Money has three distinctive properties: a store of value, medium of exchange, and a unit of account. Cryptocurrencies are primarily used as a store of value while using cryptocurrencies as a medium of exchange and a unit of account is still in its early stages. This means that solutions to escaping the volatility of the cryptocurrency market are limited. Investors in traditional equity markets would hedge their bets, casting their investments far and wide across several industries. On the other hand, the only option for cryptocurrency investors is to reconvert into fiat currency.

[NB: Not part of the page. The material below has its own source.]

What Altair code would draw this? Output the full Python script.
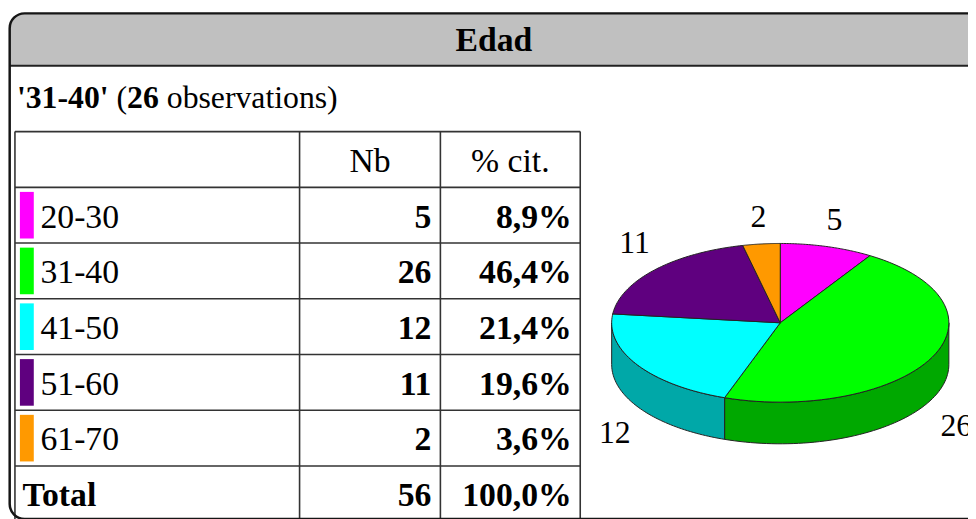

Brickblock is organizing its ICO on 1st November 2017. The platform is building a new blockchain-based solution for investing in Exchange Traded Funds (ETFs), Real Estate Funds (REFs), passive Coin Traded Funds (CTFs), and active Coin Managed Funds (CMFs). Users will be able to invest through a streamlined process with an effective use of smart contracts and significantly lower costs than traditional investment avenues. Powered by its own denomination and Proof-of-Asset scheme, Brickblock will empower investors to hedge the risk of cryptocurrencies without converting them to fiat currency. By enabling the direct purchase of real-world assets, Brickblock will be offering a simple way to hedge against the crypto-market volatility.

By using blockchain to clear and settle processes, Brickblock will reduce the counterparty risk exposure significantly to less than 1 minute. Using blockchain technology, high degrees of automation and an effective use of smart contracts allows Brickblock to bypass a number of third parties which lowers costs and complexity that would be the case in conventional stock trading. Additionally, the absence on third parties removes the barriers to trade in global ETFs and REFs since there are no geographical borders involved. Moreover, the Brickblock concept paves the way for a crypto basket investment scheme with an elaborate cryptographic audit structure, where auditors are commissioned by the Brickblock team to prevent potential conflicts of interest with fund managers.